[WHAT THE TASK REQUIRES] Write out the material again word for word, dropping any images it holds.
:: THE DATA
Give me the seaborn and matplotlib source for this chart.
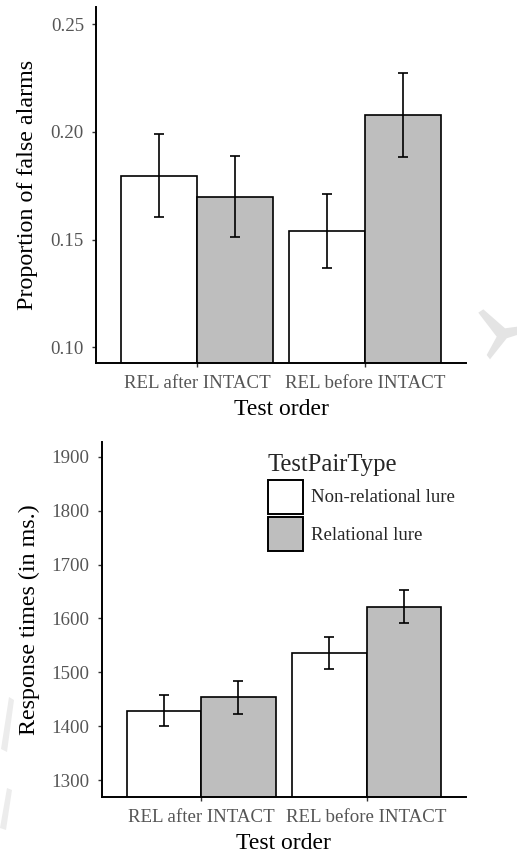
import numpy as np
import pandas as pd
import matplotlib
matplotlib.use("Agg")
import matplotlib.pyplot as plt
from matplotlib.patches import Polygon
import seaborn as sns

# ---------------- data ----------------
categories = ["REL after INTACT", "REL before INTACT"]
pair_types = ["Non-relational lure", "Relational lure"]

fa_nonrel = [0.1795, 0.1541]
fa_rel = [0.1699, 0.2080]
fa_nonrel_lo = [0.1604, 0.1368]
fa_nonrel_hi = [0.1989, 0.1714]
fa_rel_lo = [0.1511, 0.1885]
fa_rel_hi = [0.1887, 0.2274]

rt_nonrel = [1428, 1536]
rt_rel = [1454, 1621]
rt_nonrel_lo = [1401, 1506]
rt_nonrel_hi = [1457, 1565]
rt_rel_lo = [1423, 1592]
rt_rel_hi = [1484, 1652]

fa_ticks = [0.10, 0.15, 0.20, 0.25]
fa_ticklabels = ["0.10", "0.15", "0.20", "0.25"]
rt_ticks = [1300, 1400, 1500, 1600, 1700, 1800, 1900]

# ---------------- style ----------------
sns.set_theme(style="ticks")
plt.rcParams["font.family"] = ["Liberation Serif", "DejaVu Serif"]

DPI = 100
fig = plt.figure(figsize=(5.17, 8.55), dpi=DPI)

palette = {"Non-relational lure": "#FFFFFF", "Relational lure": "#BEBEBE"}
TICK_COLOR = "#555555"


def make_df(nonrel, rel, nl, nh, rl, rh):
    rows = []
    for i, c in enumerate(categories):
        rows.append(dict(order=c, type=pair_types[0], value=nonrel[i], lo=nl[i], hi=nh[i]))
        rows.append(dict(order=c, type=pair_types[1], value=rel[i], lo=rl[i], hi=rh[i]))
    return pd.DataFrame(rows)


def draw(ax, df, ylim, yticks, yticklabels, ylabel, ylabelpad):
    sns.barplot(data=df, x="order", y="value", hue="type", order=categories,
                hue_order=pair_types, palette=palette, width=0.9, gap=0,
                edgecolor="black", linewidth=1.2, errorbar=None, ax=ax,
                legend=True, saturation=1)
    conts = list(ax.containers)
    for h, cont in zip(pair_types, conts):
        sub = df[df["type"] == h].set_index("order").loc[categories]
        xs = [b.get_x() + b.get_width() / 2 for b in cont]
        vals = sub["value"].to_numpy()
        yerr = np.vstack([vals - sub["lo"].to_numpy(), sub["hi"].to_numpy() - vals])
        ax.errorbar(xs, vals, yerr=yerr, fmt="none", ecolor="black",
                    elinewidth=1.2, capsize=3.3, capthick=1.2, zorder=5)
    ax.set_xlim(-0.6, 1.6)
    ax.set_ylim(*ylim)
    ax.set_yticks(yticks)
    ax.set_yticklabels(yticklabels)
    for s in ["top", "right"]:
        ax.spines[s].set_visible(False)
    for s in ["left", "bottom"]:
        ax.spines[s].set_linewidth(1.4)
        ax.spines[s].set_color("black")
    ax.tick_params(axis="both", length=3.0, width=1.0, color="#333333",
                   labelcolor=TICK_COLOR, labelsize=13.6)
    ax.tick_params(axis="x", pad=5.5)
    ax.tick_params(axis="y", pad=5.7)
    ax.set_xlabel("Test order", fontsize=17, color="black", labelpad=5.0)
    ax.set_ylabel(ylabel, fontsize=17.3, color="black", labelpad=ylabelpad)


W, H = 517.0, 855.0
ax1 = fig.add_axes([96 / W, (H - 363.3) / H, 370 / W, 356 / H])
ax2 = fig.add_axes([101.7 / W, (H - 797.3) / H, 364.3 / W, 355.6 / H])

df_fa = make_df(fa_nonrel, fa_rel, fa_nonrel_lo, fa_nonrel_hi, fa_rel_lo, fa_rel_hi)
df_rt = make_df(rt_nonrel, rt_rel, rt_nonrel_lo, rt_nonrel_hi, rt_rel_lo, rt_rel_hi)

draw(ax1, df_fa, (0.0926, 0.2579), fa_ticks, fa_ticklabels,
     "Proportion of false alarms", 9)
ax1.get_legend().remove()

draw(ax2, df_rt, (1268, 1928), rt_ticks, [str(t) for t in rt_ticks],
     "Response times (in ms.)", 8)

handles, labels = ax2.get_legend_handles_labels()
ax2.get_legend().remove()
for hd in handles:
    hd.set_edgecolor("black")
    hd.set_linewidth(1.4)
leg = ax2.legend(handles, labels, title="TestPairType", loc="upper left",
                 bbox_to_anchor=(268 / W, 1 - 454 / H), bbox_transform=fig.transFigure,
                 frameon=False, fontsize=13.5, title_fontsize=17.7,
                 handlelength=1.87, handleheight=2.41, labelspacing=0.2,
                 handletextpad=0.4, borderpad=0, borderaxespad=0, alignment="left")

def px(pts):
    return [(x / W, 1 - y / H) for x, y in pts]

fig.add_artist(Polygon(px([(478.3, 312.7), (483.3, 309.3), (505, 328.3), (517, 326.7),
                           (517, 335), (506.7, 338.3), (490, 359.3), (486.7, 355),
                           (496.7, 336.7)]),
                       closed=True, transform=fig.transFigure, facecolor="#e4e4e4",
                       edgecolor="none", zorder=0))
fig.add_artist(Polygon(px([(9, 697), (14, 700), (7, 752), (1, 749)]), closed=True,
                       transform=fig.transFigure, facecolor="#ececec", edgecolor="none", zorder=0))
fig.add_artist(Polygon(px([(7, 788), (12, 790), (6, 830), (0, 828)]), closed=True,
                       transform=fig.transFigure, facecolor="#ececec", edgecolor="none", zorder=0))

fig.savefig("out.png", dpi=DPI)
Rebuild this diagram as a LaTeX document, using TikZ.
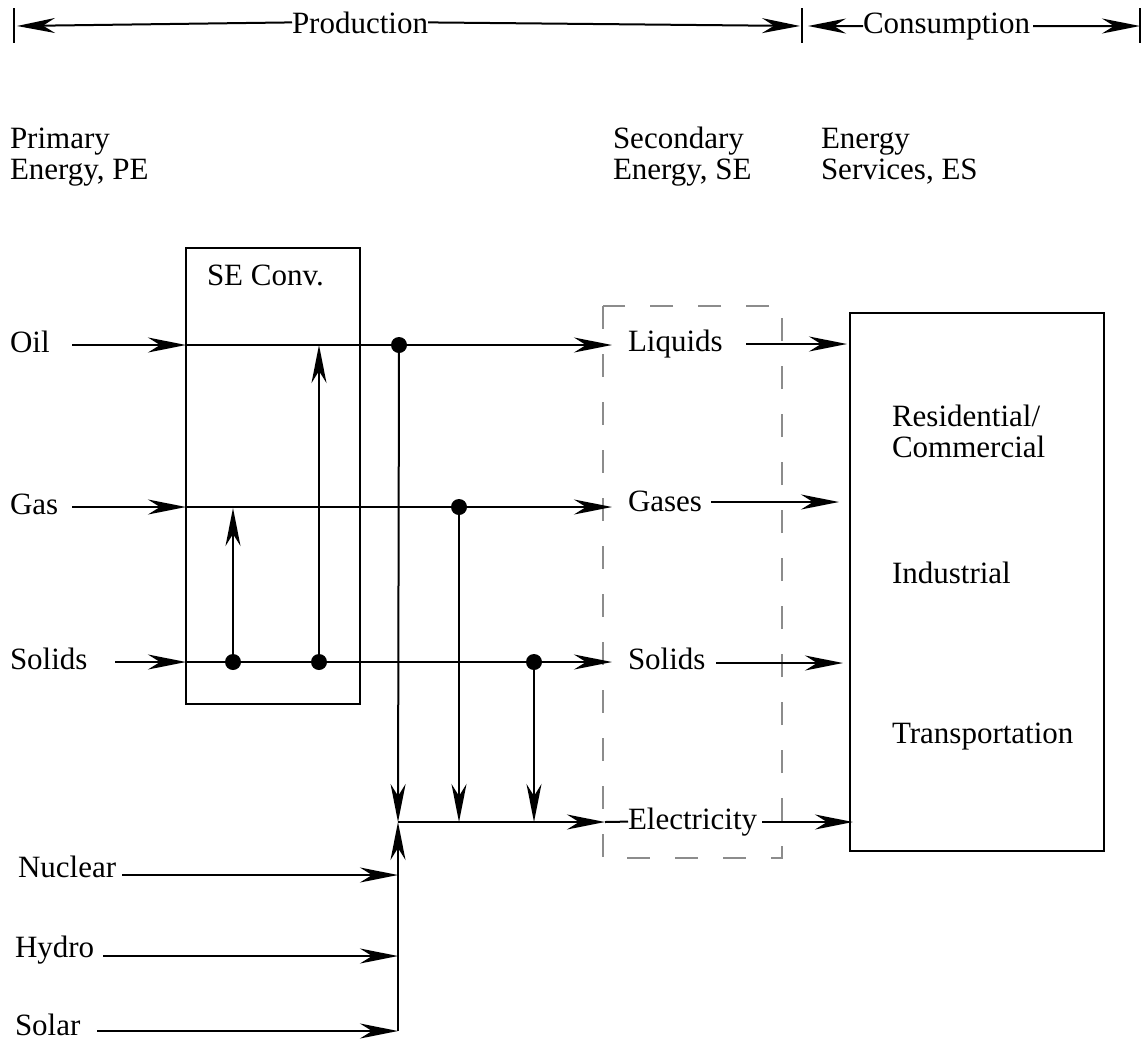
::::
[EXPECTED ANSWER]
Give me the seaborn and matplotlib source for this chart.
import numpy as np
import pandas as pd
import matplotlib
matplotlib.use("Agg")
import matplotlib.pyplot as plt
from matplotlib.patches import Polygon
import seaborn as sns

# ---------------- data ----------------
categories = ["REL after INTACT", "REL before INTACT"]
pair_types = ["Non-relational lure", "Relational lure"]

fa_nonrel = [0.1795, 0.1541]
fa_rel = [0.1699, 0.2080]
fa_nonrel_lo = [0.1604, 0.1368]
fa_nonrel_hi = [0.1989, 0.1714]
fa_rel_lo = [0.1511, 0.1885]
fa_rel_hi = [0.1887, 0.2274]

rt_nonrel = [1428, 1536]
rt_rel = [1454, 1621]
rt_nonrel_lo = [1401, 1506]
rt_nonrel_hi = [1457, 1565]
rt_rel_lo = [1423, 1592]
rt_rel_hi = [1484, 1652]

fa_ticks = [0.10, 0.15, 0.20, 0.25]
fa_ticklabels = ["0.10", "0.15", "0.20", "0.25"]
rt_ticks = [1300, 1400, 1500, 1600, 1700, 1800, 1900]

# ---------------- style ----------------
sns.set_theme(style="ticks")
plt.rcParams["font.family"] = ["Liberation Serif", "DejaVu Serif"]

DPI = 100
fig = plt.figure(figsize=(5.17, 8.55), dpi=DPI)

palette = {"Non-relational lure": "#FFFFFF", "Relational lure": "#BEBEBE"}
TICK_COLOR = "#555555"


def make_df(nonrel, rel, nl, nh, rl, rh):
    rows = []
    for i, c in enumerate(categories):
        rows.append(dict(order=c, type=pair_types[0], value=nonrel[i], lo=nl[i], hi=nh[i]))
        rows.append(dict(order=c, type=pair_types[1], value=rel[i], lo=rl[i], hi=rh[i]))
    return pd.DataFrame(rows)


def draw(ax, df, ylim, yticks, yticklabels, ylabel, ylabelpad):
    sns.barplot(data=df, x="order", y="value", hue="type", order=categories,
                hue_order=pair_types, palette=palette, width=0.9, gap=0,
                edgecolor="black", linewidth=1.2, errorbar=None, ax=ax,
                legend=True, saturation=1)
    conts = list(ax.containers)
    for h, cont in zip(pair_types, conts):
        sub = df[df["type"] == h].set_index("order").loc[categories]
        xs = [b.get_x() + b.get_width() / 2 for b in cont]
        vals = sub["value"].to_numpy()
        yerr = np.vstack([vals - sub["lo"].to_numpy(), sub["hi"].to_numpy() - vals])
        ax.errorbar(xs, vals, yerr=yerr, fmt="none", ecolor="black",
                    elinewidth=1.2, capsize=3.3, capthick=1.2, zorder=5)
    ax.set_xlim(-0.6, 1.6)
    ax.set_ylim(*ylim)
    ax.set_yticks(yticks)
    ax.set_yticklabels(yticklabels)
    for s in ["top", "right"]:
        ax.spines[s].set_visible(False)
    for s in ["left", "bottom"]:
        ax.spines[s].set_linewidth(1.4)
        ax.spines[s].set_color("black")
    ax.tick_params(axis="both", length=3.0, width=1.0, color="#333333",
                   labelcolor=TICK_COLOR, labelsize=13.6)
    ax.tick_params(axis="x", pad=5.5)
    ax.tick_params(axis="y", pad=5.7)
    ax.set_xlabel("Test order", fontsize=17, color="black", labelpad=5.0)
    ax.set_ylabel(ylabel, fontsize=17.3, color="black", labelpad=ylabelpad)


W, H = 517.0, 855.0
ax1 = fig.add_axes([96 / W, (H - 363.3) / H, 370 / W, 356 / H])
ax2 = fig.add_axes([101.7 / W, (H - 797.3) / H, 364.3 / W, 355.6 / H])

df_fa = make_df(fa_nonrel, fa_rel, fa_nonrel_lo, fa_nonrel_hi, fa_rel_lo, fa_rel_hi)
df_rt = make_df(rt_nonrel, rt_rel, rt_nonrel_lo, rt_nonrel_hi, rt_rel_lo, rt_rel_hi)

draw(ax1, df_fa, (0.0926, 0.2579), fa_ticks, fa_ticklabels,
     "Proportion of false alarms", 9)
ax1.get_legend().remove()

draw(ax2, df_rt, (1268, 1928), rt_ticks, [str(t) for t in rt_ticks],
     "Response times (in ms.)", 8)

handles, labels = ax2.get_legend_handles_labels()
ax2.get_legend().remove()
for hd in handles:
    hd.set_edgecolor("black")
    hd.set_linewidth(1.4)
leg = ax2.legend(handles, labels, title="TestPairType", loc="upper left",
                 bbox_to_anchor=(268 / W, 1 - 454 / H), bbox_transform=fig.transFigure,
                 frameon=False, fontsize=13.5, title_fontsize=17.7,
                 handlelength=1.87, handleheight=2.41, labelspacing=0.2,
                 handletextpad=0.4, borderpad=0, borderaxespad=0, alignment="left")

def px(pts):
    return [(x / W, 1 - y / H) for x, y in pts]

fig.add_artist(Polygon(px([(478.3, 312.7), (483.3, 309.3), (505, 328.3), (517, 326.7),
                           (517, 335), (506.7, 338.3), (490, 359.3), (486.7, 355),
                           (496.7, 336.7)]),
                       closed=True, transform=fig.transFigure, facecolor="#e4e4e4",
                       edgecolor="none", zorder=0))
fig.add_artist(Polygon(px([(9, 697), (14, 700), (7, 752), (1, 749)]), closed=True,
                       transform=fig.transFigure, facecolor="#ececec", edgecolor="none", zorder=0))
fig.add_artist(Polygon(px([(7, 788), (12, 790), (6, 830), (0, 828)]), closed=True,
                       transform=fig.transFigure, facecolor="#ececec", edgecolor="none", zorder=0))

fig.savefig("out.png", dpi=DPI)
Rebuild this diagram as a LaTeX document, using TikZ.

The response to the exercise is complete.